------ Supplied information
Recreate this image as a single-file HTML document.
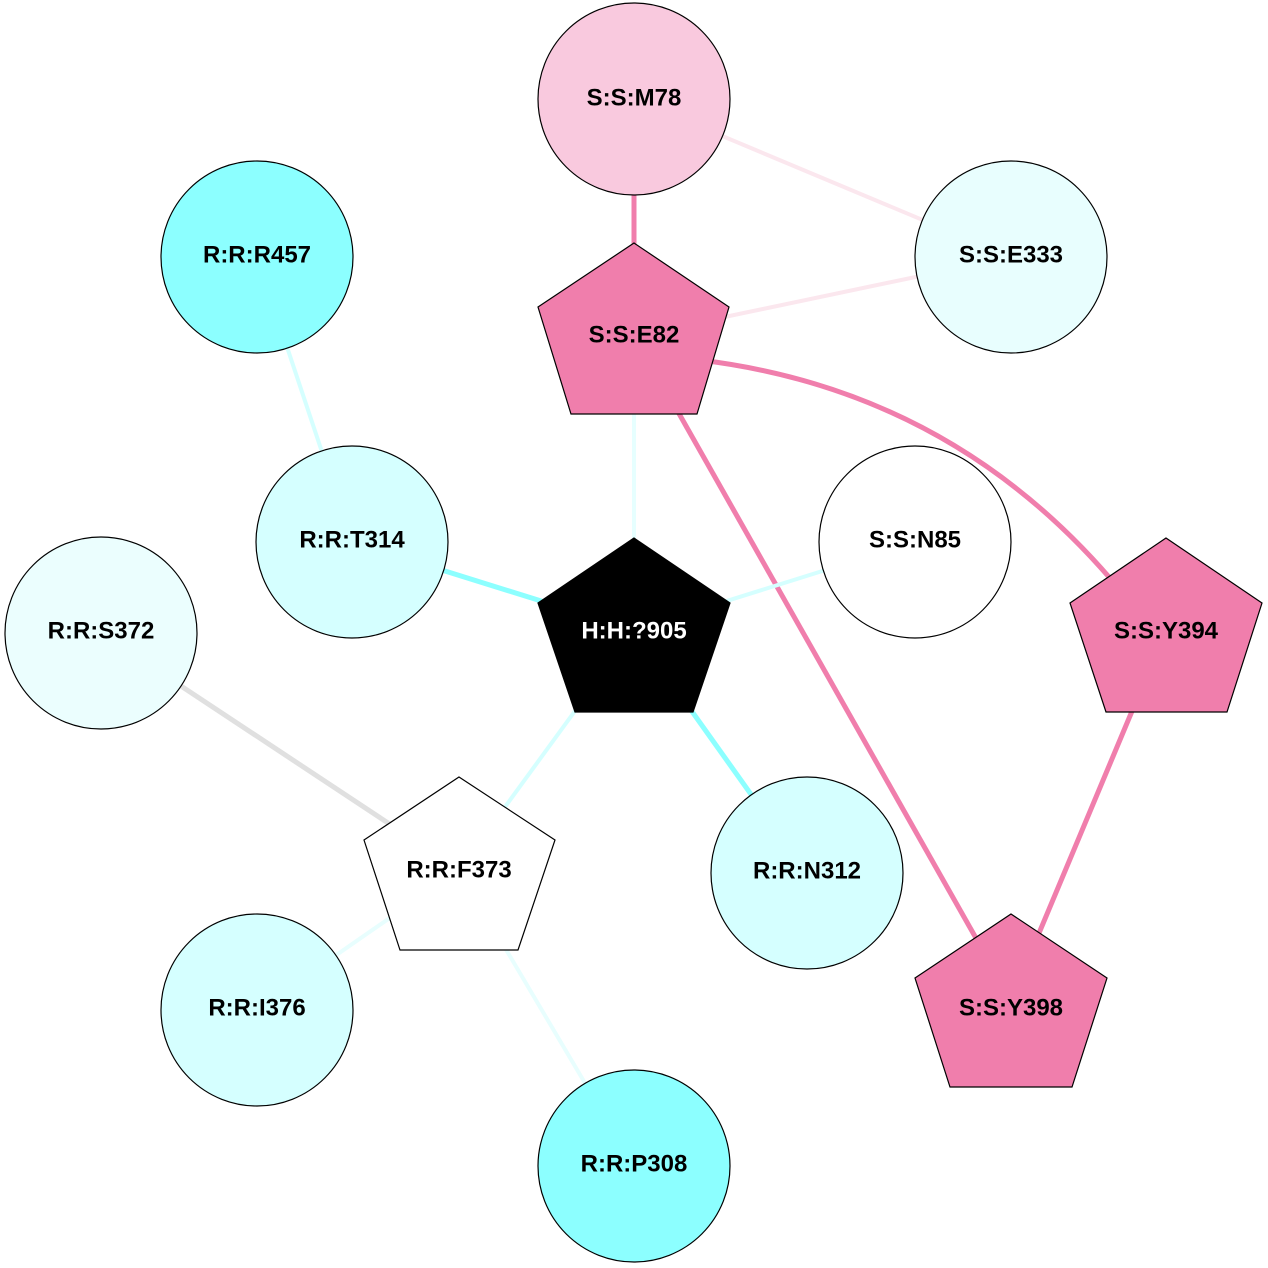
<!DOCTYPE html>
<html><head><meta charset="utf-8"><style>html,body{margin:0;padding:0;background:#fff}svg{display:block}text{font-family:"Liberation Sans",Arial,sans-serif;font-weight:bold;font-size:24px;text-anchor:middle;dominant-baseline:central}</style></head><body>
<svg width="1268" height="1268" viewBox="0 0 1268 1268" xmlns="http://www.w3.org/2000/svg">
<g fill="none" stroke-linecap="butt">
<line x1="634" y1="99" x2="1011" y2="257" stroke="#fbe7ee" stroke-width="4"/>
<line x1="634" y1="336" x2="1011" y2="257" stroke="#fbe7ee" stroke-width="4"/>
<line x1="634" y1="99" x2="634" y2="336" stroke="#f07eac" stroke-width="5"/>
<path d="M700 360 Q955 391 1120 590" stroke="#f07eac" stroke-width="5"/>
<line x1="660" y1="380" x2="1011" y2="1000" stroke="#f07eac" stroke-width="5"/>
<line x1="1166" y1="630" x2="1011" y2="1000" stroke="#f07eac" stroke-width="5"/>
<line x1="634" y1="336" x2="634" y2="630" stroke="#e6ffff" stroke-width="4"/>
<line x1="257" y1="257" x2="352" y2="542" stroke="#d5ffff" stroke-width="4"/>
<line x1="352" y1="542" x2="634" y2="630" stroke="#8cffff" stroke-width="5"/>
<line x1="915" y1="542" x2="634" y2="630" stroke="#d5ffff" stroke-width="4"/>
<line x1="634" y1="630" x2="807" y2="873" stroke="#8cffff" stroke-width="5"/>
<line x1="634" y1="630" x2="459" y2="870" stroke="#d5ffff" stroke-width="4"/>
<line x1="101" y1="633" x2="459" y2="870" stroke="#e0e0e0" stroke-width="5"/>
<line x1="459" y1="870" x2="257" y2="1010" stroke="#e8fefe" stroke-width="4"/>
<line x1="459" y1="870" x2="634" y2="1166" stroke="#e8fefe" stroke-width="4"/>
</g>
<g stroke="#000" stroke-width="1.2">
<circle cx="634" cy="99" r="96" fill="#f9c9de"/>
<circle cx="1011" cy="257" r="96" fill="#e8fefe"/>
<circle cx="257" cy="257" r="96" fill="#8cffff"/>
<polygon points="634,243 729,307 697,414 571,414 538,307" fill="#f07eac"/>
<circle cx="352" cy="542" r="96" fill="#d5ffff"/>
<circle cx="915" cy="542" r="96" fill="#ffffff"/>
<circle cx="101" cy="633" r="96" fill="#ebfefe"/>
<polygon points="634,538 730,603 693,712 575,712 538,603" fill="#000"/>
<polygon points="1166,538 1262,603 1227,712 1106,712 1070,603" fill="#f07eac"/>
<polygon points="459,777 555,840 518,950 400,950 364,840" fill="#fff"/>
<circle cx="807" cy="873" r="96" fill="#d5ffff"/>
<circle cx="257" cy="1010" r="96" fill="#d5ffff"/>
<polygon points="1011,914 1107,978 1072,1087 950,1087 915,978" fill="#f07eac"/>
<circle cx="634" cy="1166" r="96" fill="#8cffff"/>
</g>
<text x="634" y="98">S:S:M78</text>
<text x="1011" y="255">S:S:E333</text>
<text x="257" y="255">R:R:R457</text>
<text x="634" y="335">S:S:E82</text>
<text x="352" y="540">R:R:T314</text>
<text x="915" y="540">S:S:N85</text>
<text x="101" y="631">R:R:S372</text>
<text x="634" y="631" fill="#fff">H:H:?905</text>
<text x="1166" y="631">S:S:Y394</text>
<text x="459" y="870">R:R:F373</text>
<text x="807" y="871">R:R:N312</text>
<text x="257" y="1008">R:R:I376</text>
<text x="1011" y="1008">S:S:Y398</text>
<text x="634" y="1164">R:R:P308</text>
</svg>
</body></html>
------------
All of the material above needs to be restated exactly, with no pictures.

Recreate this image as a single-file HTML document.
<!DOCTYPE html>
<html><head><meta charset="utf-8"><style>html,body{margin:0;padding:0;background:#fff}svg{display:block}text{font-family:"Liberation Sans",Arial,sans-serif;font-weight:bold;font-size:24px;text-anchor:middle;dominant-baseline:central}</style></head><body>
<svg width="1268" height="1268" viewBox="0 0 1268 1268" xmlns="http://www.w3.org/2000/svg">
<g fill="none" stroke-linecap="butt">
<line x1="634" y1="99" x2="1011" y2="257" stroke="#fbe7ee" stroke-width="4"/>
<line x1="634" y1="336" x2="1011" y2="257" stroke="#fbe7ee" stroke-width="4"/>
<line x1="634" y1="99" x2="634" y2="336" stroke="#f07eac" stroke-width="5"/>
<path d="M700 360 Q955 391 1120 590" stroke="#f07eac" stroke-width="5"/>
<line x1="660" y1="380" x2="1011" y2="1000" stroke="#f07eac" stroke-width="5"/>
<line x1="1166" y1="630" x2="1011" y2="1000" stroke="#f07eac" stroke-width="5"/>
<line x1="634" y1="336" x2="634" y2="630" stroke="#e6ffff" stroke-width="4"/>
<line x1="257" y1="257" x2="352" y2="542" stroke="#d5ffff" stroke-width="4"/>
<line x1="352" y1="542" x2="634" y2="630" stroke="#8cffff" stroke-width="5"/>
<line x1="915" y1="542" x2="634" y2="630" stroke="#d5ffff" stroke-width="4"/>
<line x1="634" y1="630" x2="807" y2="873" stroke="#8cffff" stroke-width="5"/>
<line x1="634" y1="630" x2="459" y2="870" stroke="#d5ffff" stroke-width="4"/>
<line x1="101" y1="633" x2="459" y2="870" stroke="#e0e0e0" stroke-width="5"/>
<line x1="459" y1="870" x2="257" y2="1010" stroke="#e8fefe" stroke-width="4"/>
<line x1="459" y1="870" x2="634" y2="1166" stroke="#e8fefe" stroke-width="4"/>
</g>
<g stroke="#000" stroke-width="1.2">
<circle cx="634" cy="99" r="96" fill="#f9c9de"/>
<circle cx="1011" cy="257" r="96" fill="#e8fefe"/>
<circle cx="257" cy="257" r="96" fill="#8cffff"/>
<polygon points="634,243 729,307 697,414 571,414 538,307" fill="#f07eac"/>
<circle cx="352" cy="542" r="96" fill="#d5ffff"/>
<circle cx="915" cy="542" r="96" fill="#ffffff"/>
<circle cx="101" cy="633" r="96" fill="#ebfefe"/>
<polygon points="634,538 730,603 693,712 575,712 538,603" fill="#000"/>
<polygon points="1166,538 1262,603 1227,712 1106,712 1070,603" fill="#f07eac"/>
<polygon points="459,777 555,840 518,950 400,950 364,840" fill="#fff"/>
<circle cx="807" cy="873" r="96" fill="#d5ffff"/>
<circle cx="257" cy="1010" r="96" fill="#d5ffff"/>
<polygon points="1011,914 1107,978 1072,1087 950,1087 915,978" fill="#f07eac"/>
<circle cx="634" cy="1166" r="96" fill="#8cffff"/>
</g>
<text x="634" y="98">S:S:M78</text>
<text x="1011" y="255">S:S:E333</text>
<text x="257" y="255">R:R:R457</text>
<text x="634" y="335">S:S:E82</text>
<text x="352" y="540">R:R:T314</text>
<text x="915" y="540">S:S:N85</text>
<text x="101" y="631">R:R:S372</text>
<text x="634" y="631" fill="#fff">H:H:?905</text>
<text x="1166" y="631">S:S:Y394</text>
<text x="459" y="870">R:R:F373</text>
<text x="807" y="871">R:R:N312</text>
<text x="257" y="1008">R:R:I376</text>
<text x="1011" y="1008">S:S:Y398</text>
<text x="634" y="1164">R:R:P308</text>
</svg>
</body></html>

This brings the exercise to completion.